> _Aim of the exercise_: Restate the material word for word and leave out anything that is a picture.

> _Data block_:
★ ★ ★ ★ ★ ★ ★

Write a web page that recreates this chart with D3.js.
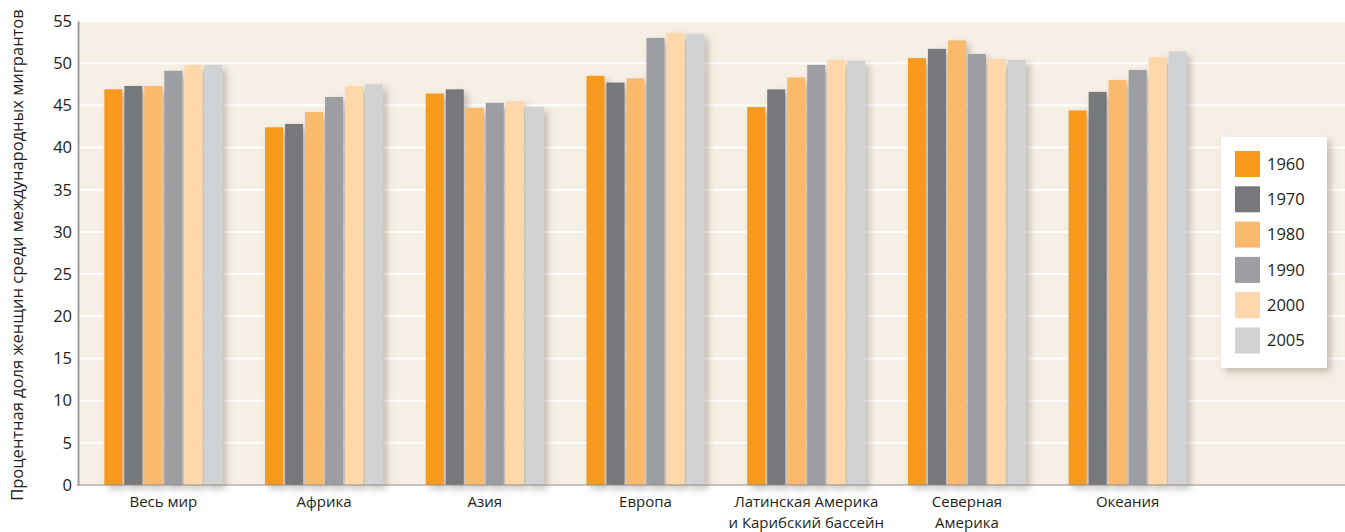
<!DOCTYPE html>
<html lang="ru">
<head>
<meta charset="utf-8">
<script src="https://cdn.jsdelivr.net/npm/d3@7"></script>
<style>
  html, body { margin: 0; padding: 0; background: #ffffff; }
  svg { display: block; }
  text { font-family: "Open Sans", "Noto Sans", sans-serif; fill: #231f20; }
</style>
</head>
<body>
<svg id="chart" width="1345" height="532"></svg>
<script>
// Share of women among international migrants, by region and year (%)
const regions = [
  "Весь мир",
  "Африка",
  "Азия",
  "Европа",
  "Латинская Америка|и Карибский бассейн",
  "Северная|Америка",
  "Океания"
];
const years = ["1960", "1970", "1980", "1990", "2000", "2005"];

const share1960 = [46.9, 42.4, 46.4, 48.5, 44.8, 50.6, 44.4];
const share1970 = [47.3, 42.8, 46.9, 47.7, 46.9, 51.7, 46.6];
const share1980 = [47.3, 44.2, 44.7, 48.2, 48.3, 52.7, 48.0];
const share1990 = [49.1, 46.0, 45.3, 53.0, 49.8, 51.1, 49.2];
const share2000 = [49.8, 47.3, 45.5, 53.6, 50.4, 50.5, 50.7];
const share2005 = [49.8, 47.5, 44.8, 53.5, 50.3, 50.4, 51.4];

const yTicks = [0, 5, 10, 15, 20, 25, 30, 35, 40, 45, 50, 55];
const yLabel = "Процентная доля женщин среди международных мигрантов";

const seriesByYear = [share1960, share1970, share1980, share1990, share2000, share2005];
const colors = ["#f7991d", "#77787b", "#fbb96c", "#9d9ea1", "#fed7aa", "#d1d2d4"];

const plot = { left: 78, right: 1345, top: 21, bottom: 485 };

const svg = d3.select("#chart");

// soft drop shadow used by the bar groups and the legend box
const defs = svg.append("defs");
const shadow = defs.append("filter").attr("id", "shadow")
  .attr("x", "-20%").attr("y", "-20%").attr("width", "150%").attr("height", "150%");
shadow.append("feDropShadow")
  .attr("dx", 4).attr("dy", 4).attr("stdDeviation", 3.5)
  .attr("flood-color", "#6b5a48").attr("flood-opacity", 0.35);

const y = d3.scaleLinear().domain([0, 55]).range([plot.bottom, plot.top]);
const x0 = d3.scaleBand().domain(regions).range([83, 1208]);
const x1 = d3.scaleBand().domain(years).range([0, 118]).paddingInner(0.1);
const groupOffset = (x0.bandwidth() - 118) / 2;
const color = d3.scaleOrdinal().domain(years).range(colors);

// plot background
svg.append("rect")
  .attr("x", plot.left).attr("y", plot.top)
  .attr("width", plot.right - plot.left).attr("height", plot.bottom - plot.top)
  .attr("fill", "#f6efe6");

// horizontal grid
svg.append("g")
  .selectAll("line")
  .data(yTicks.filter(t => t > 0))
  .join("line")
  .attr("x1", plot.left).attr("x2", plot.right)
  .attr("y1", d => y(d)).attr("y2", d => y(d))
  .attr("stroke", "#ffffff").attr("stroke-width", 2);

// bars
const groups = svg.append("g")
  .selectAll("g")
  .data(regions.map((r, i) => ({ region: r, values: years.map((yr, j) => ({ year: yr, value: seriesByYear[j][i] })) })))
  .join("g")
  .attr("transform", d => `translate(${x0(d.region) + groupOffset},0)`)
  .attr("filter", "url(#shadow)");

groups.selectAll("rect")
  .data(d => d.values)
  .join("rect")
  .attr("x", d => x1(d.year))
  .attr("width", x1.bandwidth())
  .attr("y", d => y(d.value))
  .attr("height", d => y(0) - y(d.value))
  .attr("fill", d => color(d.year));

// y axis
const yAxis = d3.axisLeft(y).tickValues(yTicks).tickSize(0).tickPadding(6);
const gy = svg.append("g").attr("transform", `translate(${plot.left},0)`).call(yAxis);
gy.select(".domain").attr("stroke", "#a19f9d").attr("stroke-width", 2);
gy.selectAll(".tick text")
  .attr("font-size", 16.5)
  .style("font-family", "\"Open Sans\", sans-serif")
  .attr("fill", "#231f20");

// baseline
svg.append("line")
  .attr("x1", plot.left - 1).attr("x2", plot.right)
  .attr("y1", y(0)).attr("y2", y(0))
  .attr("stroke", "#8f8d8b").attr("stroke-width", 1.2);

// category labels (two-line where needed)
const xAxis = d3.axisBottom(x0).tickSize(0).tickPadding(0).tickFormat("");
const gx = svg.append("g").attr("transform", `translate(0,${plot.bottom})`).call(xAxis);
gx.select(".domain").remove();
gx.selectAll(".tick").append("text")
  .attr("text-anchor", "middle")
  .attr("font-size", 15)
  .attr("fill", "#231f20")
  .each(function (d) {
    const lines = d.split("|");
    d3.select(this).selectAll("tspan")
      .data(lines)
      .join("tspan")
      .attr("x", 0)
      .attr("y", (l, i) => 22 + i * 20.5)
      .text(l => l);
  });

// y axis title
svg.append("text")
  .attr("transform", `translate(23,${(plot.top + plot.bottom) / 2 + 2}) rotate(-90)`)
  .attr("text-anchor", "middle")
  .attr("font-size", 16.5)
  .text(yLabel);

// legend
const legend = svg.append("g").attr("transform", "translate(1221,137)");
legend.append("rect")
  .attr("width", 106).attr("height", 231)
  .attr("fill", "#ffffff")
  .attr("filter", "url(#shadow)");
const items = legend.selectAll("g.item")
  .data(years)
  .join("g")
  .attr("class", "item")
  .attr("transform", (d, i) => `translate(14,${14 + i * 35.3})`);
items.append("rect")
  .attr("width", 25).attr("height", 26)
  .attr("fill", d => color(d));
items.append("text")
  .attr("x", 32).attr("y", 13).attr("dy", "0.35em")
  .attr("font-size", 16.5)
  .text(d => d);
</script>
</body>
</html>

★ ★ ★ ★ ★ ★ ★

> _Answer for this exercise_:
Write a web page that recreates this chart with D3.js.
<!DOCTYPE html>
<html lang="ru">
<head>
<meta charset="utf-8">
<script src="https://cdn.jsdelivr.net/npm/d3@7"></script>
<style>
  html, body { margin: 0; padding: 0; background: #ffffff; }
  svg { display: block; }
  text { font-family: "Open Sans", "Noto Sans", sans-serif; fill: #231f20; }
</style>
</head>
<body>
<svg id="chart" width="1345" height="532"></svg>
<script>
// Share of women among international migrants, by region and year (%)
const regions = [
  "Весь мир",
  "Африка",
  "Азия",
  "Европа",
  "Латинская Америка|и Карибский бассейн",
  "Северная|Америка",
  "Океания"
];
const years = ["1960", "1970", "1980", "1990", "2000", "2005"];

const share1960 = [46.9, 42.4, 46.4, 48.5, 44.8, 50.6, 44.4];
const share1970 = [47.3, 42.8, 46.9, 47.7, 46.9, 51.7, 46.6];
const share1980 = [47.3, 44.2, 44.7, 48.2, 48.3, 52.7, 48.0];
const share1990 = [49.1, 46.0, 45.3, 53.0, 49.8, 51.1, 49.2];
const share2000 = [49.8, 47.3, 45.5, 53.6, 50.4, 50.5, 50.7];
const share2005 = [49.8, 47.5, 44.8, 53.5, 50.3, 50.4, 51.4];

const yTicks = [0, 5, 10, 15, 20, 25, 30, 35, 40, 45, 50, 55];
const yLabel = "Процентная доля женщин среди международных мигрантов";

const seriesByYear = [share1960, share1970, share1980, share1990, share2000, share2005];
const colors = ["#f7991d", "#77787b", "#fbb96c", "#9d9ea1", "#fed7aa", "#d1d2d4"];

const plot = { left: 78, right: 1345, top: 21, bottom: 485 };

const svg = d3.select("#chart");

// soft drop shadow used by the bar groups and the legend box
const defs = svg.append("defs");
const shadow = defs.append("filter").attr("id", "shadow")
  .attr("x", "-20%").attr("y", "-20%").attr("width", "150%").attr("height", "150%");
shadow.append("feDropShadow")
  .attr("dx", 4).attr("dy", 4).attr("stdDeviation", 3.5)
  .attr("flood-color", "#6b5a48").attr("flood-opacity", 0.35);

const y = d3.scaleLinear().domain([0, 55]).range([plot.bottom, plot.top]);
const x0 = d3.scaleBand().domain(regions).range([83, 1208]);
const x1 = d3.scaleBand().domain(years).range([0, 118]).paddingInner(0.1);
const groupOffset = (x0.bandwidth() - 118) / 2;
const color = d3.scaleOrdinal().domain(years).range(colors);

// plot background
svg.append("rect")
  .attr("x", plot.left).attr("y", plot.top)
  .attr("width", plot.right - plot.left).attr("height", plot.bottom - plot.top)
  .attr("fill", "#f6efe6");

// horizontal grid
svg.append("g")
  .selectAll("line")
  .data(yTicks.filter(t => t > 0))
  .join("line")
  .attr("x1", plot.left).attr("x2", plot.right)
  .attr("y1", d => y(d)).attr("y2", d => y(d))
  .attr("stroke", "#ffffff").attr("stroke-width", 2);

// bars
const groups = svg.append("g")
  .selectAll("g")
  .data(regions.map((r, i) => ({ region: r, values: years.map((yr, j) => ({ year: yr, value: seriesByYear[j][i] })) })))
  .join("g")
  .attr("transform", d => `translate(${x0(d.region) + groupOffset},0)`)
  .attr("filter", "url(#shadow)");

groups.selectAll("rect")
  .data(d => d.values)
  .join("rect")
  .attr("x", d => x1(d.year))
  .attr("width", x1.bandwidth())
  .attr("y", d => y(d.value))
  .attr("height", d => y(0) - y(d.value))
  .attr("fill", d => color(d.year));

// y axis
const yAxis = d3.axisLeft(y).tickValues(yTicks).tickSize(0).tickPadding(6);
const gy = svg.append("g").attr("transform", `translate(${plot.left},0)`).call(yAxis);
gy.select(".domain").attr("stroke", "#a19f9d").attr("stroke-width", 2);
gy.selectAll(".tick text")
  .attr("font-size", 16.5)
  .style("font-family", "\"Open Sans\", sans-serif")
  .attr("fill", "#231f20");

// baseline
svg.append("line")
  .attr("x1", plot.left - 1).attr("x2", plot.right)
  .attr("y1", y(0)).attr("y2", y(0))
  .attr("stroke", "#8f8d8b").attr("stroke-width", 1.2);

// category labels (two-line where needed)
const xAxis = d3.axisBottom(x0).tickSize(0).tickPadding(0).tickFormat("");
const gx = svg.append("g").attr("transform", `translate(0,${plot.bottom})`).call(xAxis);
gx.select(".domain").remove();
gx.selectAll(".tick").append("text")
  .attr("text-anchor", "middle")
  .attr("font-size", 15)
  .attr("fill", "#231f20")
  .each(function (d) {
    const lines = d.split("|");
    d3.select(this).selectAll("tspan")
      .data(lines)
      .join("tspan")
      .attr("x", 0)
      .attr("y", (l, i) => 22 + i * 20.5)
      .text(l => l);
  });

// y axis title
svg.append("text")
  .attr("transform", `translate(23,${(plot.top + plot.bottom) / 2 + 2}) rotate(-90)`)
  .attr("text-anchor", "middle")
  .attr("font-size", 16.5)
  .text(yLabel);

// legend
const legend = svg.append("g").attr("transform", "translate(1221,137)");
legend.append("rect")
  .attr("width", 106).attr("height", 231)
  .attr("fill", "#ffffff")
  .attr("filter", "url(#shadow)");
const items = legend.selectAll("g.item")
  .data(years)
  .join("g")
  .attr("class", "item")
  .attr("transform", (d, i) => `translate(14,${14 + i * 35.3})`);
items.append("rect")
  .attr("width", 25).attr("height", 26)
  .attr("fill", d => color(d));
items.append("text")
  .attr("x", 32).attr("y", 13).attr("dy", "0.35em")
  .attr("font-size", 16.5)
  .text(d => d);
</script>
</body>
</html>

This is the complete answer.